I'm struggling to make a decision. Probably one of the biggest decisions of my life to be fair. Should we have another baby or not? I've got one DS (15mo) who is adorable and we love him greatly. He has only just got into the sleeping thing (hence the name!!) in the last few months and even still has the odd wobble when ill/new tooth etc. To be expected and I'm happy with that.
My problem is that I'm not sure I want to go through the baby bit again. I didn't really enjoy it that much and I'm not sure I want to go back to sleepless nights. I do not function well at all on little/no sleep.
My DH wants another child and isn't concerned when - just so long as we have one.
If I could give birth to a toddler I would do it tomorrow....except for the size factor!!! If we could gaurantee it was a girl i'd deffinatley consider having one tomorrow! If we could gaurantee that DC2 would sleep a little in the first year i'd have one tomorrow! But my fear is that we would have another boy (not so bad) who didn't sleep (bad!!).

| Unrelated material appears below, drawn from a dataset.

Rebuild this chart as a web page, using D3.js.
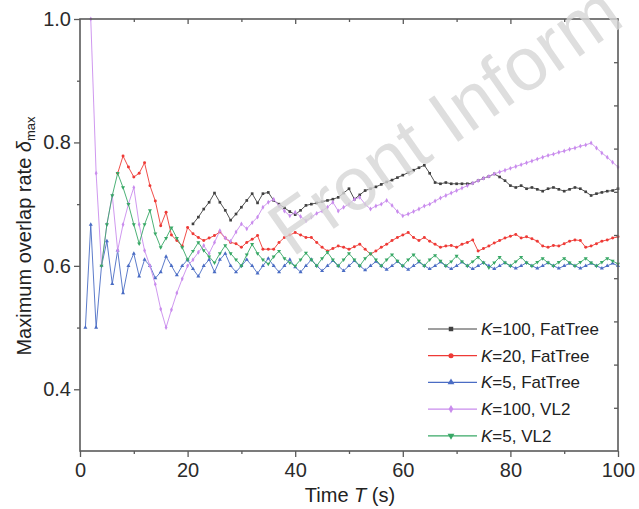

Also both me and DH work full time so childcare would be an issue - unless we waited until DS started school - but then would the age gap be too big? And would I get so fed up of seeing car seats/prams/clothes/toys which we have saved just in case we have any more around the house that I go bonkers?
I don't want my DS to be any only child either though....but I'm struggling to see a way to make a logical decision which is going to be best for everyone.
Any thoughts? Anyone else been in my predicament? Any words of wisdom? [hsmile]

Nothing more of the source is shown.